Don't Wait for the Competition to Disrupt Your Business -- Disrupt Yourself
Here are four models for self-disruption.
When new tech-driven players start eating away at your business from all sides, the answer is more complicated than "adapt or die." You need to apply a "disrupt from within" approach to your business before competition forces you to.
The Wall Street Journal published a report last July on "The Angst of the Endangered CEO: How Much Time Do I Have?" It examined why 20 Fortune 500 CEOs departed from their companies in the first half of 2017. Of the 20 CEOs, 12 left because of "industry upheaval," including new technologies and rival upstarts. They couldn't figure out how to transform their business and innovate to overcome upheaval in their industry.
Don't be one of those CEOs. Here are four models of internal disruption that offer a smarter way forward:
This first model may be the riskiest, and it requires significant capital, something a struggling company might not have. Even with the capital, success depends on effectively redirecting it into the right digital transformation strategy.
A prime example of the redirect in action is Macy's, a veteran player in one of the most severely disrupted spaces, retail. Few big retailers have weathered the ecommerce storm gracefully, but some have managed to change strategy and move investment aggressively from brick-and-mortar to digital. By the end of 2018, Macy's will have 25 percent fewer locations than in 2014, a drastic move showing it has what Bloomberg described as "the firmest grasp of just how existential the digital threat is."
In January 2017, Macy's announced that its ongoing restructuring plan -- involving store closures and the layoff of 10,000 employees -- would save it roughly $550 million. Macy's claimed its devoting $250 million of that to digital strategies, adding it to savings from earlier initiatives.
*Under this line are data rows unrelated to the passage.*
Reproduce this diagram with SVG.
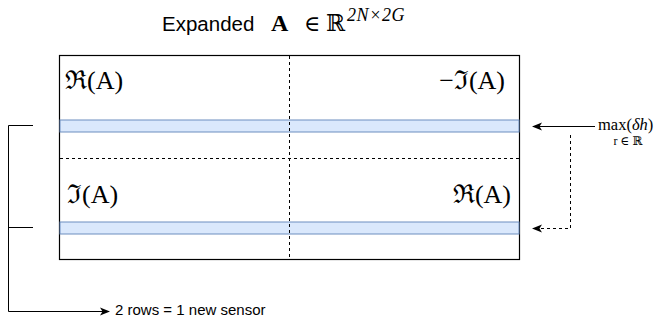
<svg xmlns="http://www.w3.org/2000/svg" width="669" height="320" viewBox="0 0 669 320">
<style>
.sans{font-family:"Liberation Sans",Arial,sans-serif;fill:#000}
.math{font-family:"Liberation Serif","DejaVu Serif",serif;fill:#000}
.line{fill:none;stroke:#000;stroke-width:1}
.dash{fill:none;stroke:#000;stroke-width:1;stroke-dasharray:3 3}
.band{fill:#dae8fc;stroke:#6c8ebf;stroke-width:1}
</style>
<defs>
<marker id="ah" viewBox="0 0 10 10" refX="9" refY="5" markerWidth="10" markerHeight="10" markerUnits="userSpaceOnUse" orient="auto">
<path d="M0,1 L10,5 L0,9 L2.5,5 Z" fill="#000"/>
</marker>
</defs>
<g id="title">
<text class="sans" x="162" y="31" font-size="20.5">Expanded</text>
<text class="math" x="271" y="31" font-size="24" font-weight="bold">A</text>
<text class="math" x="304" y="31" font-size="22">∈</text>
<text class="math" x="326" y="31" font-size="23">ℝ</text>
<text class="math" x="347" y="21" font-size="18" font-style="italic" letter-spacing="0.6">2N×2G</text>
</g>
<g id="matrix">
<rect x="59.5" y="55.5" width="460" height="204" fill="#fff" stroke="#000" stroke-width="1.2"/>
<rect class="band" x="60" y="120" width="459" height="12"/>
<rect class="band" x="60" y="222" width="459" height="12"/>
<line class="dash" x1="289.5" y1="56" x2="289.5" y2="259"/>
<line class="dash" x1="60" y1="158.5" x2="519" y2="158.5"/>
</g>
<g id="labels">
<text class="math" x="65" y="89" font-size="26">ℜ(A)</text>
<text class="math" x="505" y="89" font-size="26" text-anchor="end">−ℑ(A)</text>
<text class="math" x="67" y="203" font-size="26">ℑ(A)</text>
<text class="math" x="511" y="203" font-size="26" text-anchor="end">ℜ(A)</text>
</g>
<g id="right-labels">
<text class="math" x="598" y="130" font-size="16.5">max(<tspan font-style="italic">δh</tspan>)</text>
<text class="math" x="628" y="145" font-size="12" text-anchor="middle">r ∈ ℝ</text>
</g>
<g id="bottom-label">
<text class="sans" x="115" y="315" font-size="15">2 rows = 1 new sensor</text>
</g>
<g id="connectors">
<polyline class="line" points="33,125.5 8.5,125.5 8.5,311.5 109,311.5" marker-end="url(#ah)"/>
<line class="line" x1="8.5" y1="227.5" x2="33" y2="227.5"/>
<line class="line" x1="595" y1="126.5" x2="533" y2="126.5" marker-end="url(#ah)"/>
<polyline class="dash" points="570.5,135 570.5,228.5 533,228.5" marker-end="url(#ah)"/>
</g>
</svg>
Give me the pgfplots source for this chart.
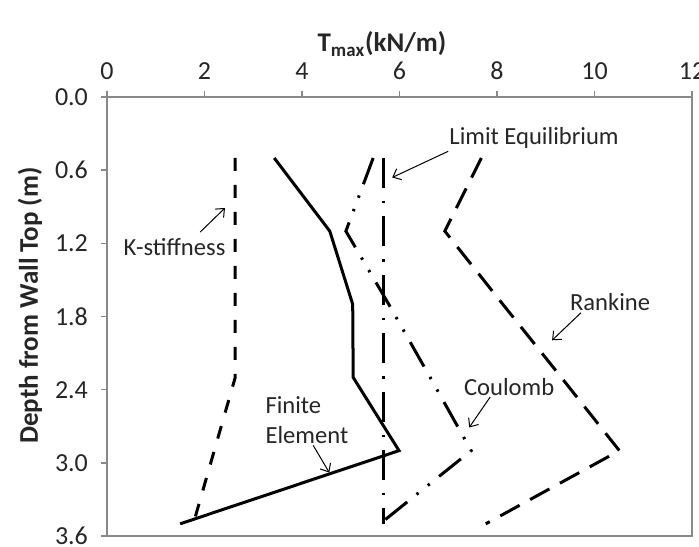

Our second model means you launch a wholly owned, separate company that takes an agile startup perspective and recruits fresh talent to tackle the same industry or market in which you're losing ground to new competitors. New products and technologies can then incubate outside your existing corporate culture and structure.
This model has been adopted successfully by ADP, the industry-leading provider of payroll software. ADP founded Lifion to have the startup mentality crucial to competing with VC-backed entrants such as ZenPayroll (now rebranded as Gusto). Lifion's separate development environment focuses on faster innovation and delivery to market. Its offices are in New York, India and California, where it's easier to attract startup talent than near ADP's headquarters in suburban New Jersey.
With Lifion, ADP became its own competitor, hoping that having two companies with different approaches to the human capital management space will give it broader market penetration.
The DNA merger
As John Oliver -- yes, the comedian -- pointed out in his story on corporate consolidation, mergers and acquisitions have been on the rise for years.
The No. 1 factor in determining the success of a merger or acquisition is effective integration of the acquired company's products and technology into the parent company. One approach is to embed the new company's intellectual property and technology into your company's DNA, as you steer straight into the disruption around you.
The biggest con to this approach is a practical one. Integrating technologies into your existing infrastructure is always complicated, and sometimes it requires abandoning investments in current in-house development projects.
Conversely, the DNA merger can be one of the most effective ways of absorbing competitors before they disrupt your business any further. But, due diligence is critical: Before you merge with or acquire another entity, be sure its "chromosomes" are complementary to yours, shoring up your weaknesses without duplicating your strengths.
Under Armour is a solid example of this approach. Beginning as a manufacturer of innovative fitness apparel, the company introduced a wearable biometric device and associated mobile app for tracking the data in 2013. Realizing that competition in the crowded connected fitness market was based on building communities of users, the company rapidly acquired three fitness app businesses for a total of $710 million, gaining not only technology but millions of registered users. The user community on its Connected Fitness platform has since grown from 120 million to 200 million.
The spin out
Let's say your company has been in a rock-solid industry for more than a century when an entirely new digital revenue stream suggests itself. Do you divert resources from your bread-and-butter business to fund the new enterprise? No. Instead, spin out the new venture and let it blossom independently of the core business.
In 2015, Major League Baseball (MLB) decided to stop paying a third-party digital service to broadcast its games. Instead, MLB created its own service, BAMTech, to stream games directly to consumers.
BAMTech was so successful that MLB spun it off as a separate company, attracting new investors like Disney. BAMTech is now valued at $3.75 billion and Disney owns a 75 percent stake. Forbes referred to it as "the biggest media company you've never heard of." BAMTech technology not only powers MLB's sites but many unaffiliated sites as well, including HBO Now, the NHL and even the WWE Network.
The examples I've discussed show how the four models for self-disruption can succeed. No matter how widespread the digital challenges and market pressure you're facing, what you need is a smart allocation of resources and the vision to embrace change. After that, it's all about execution.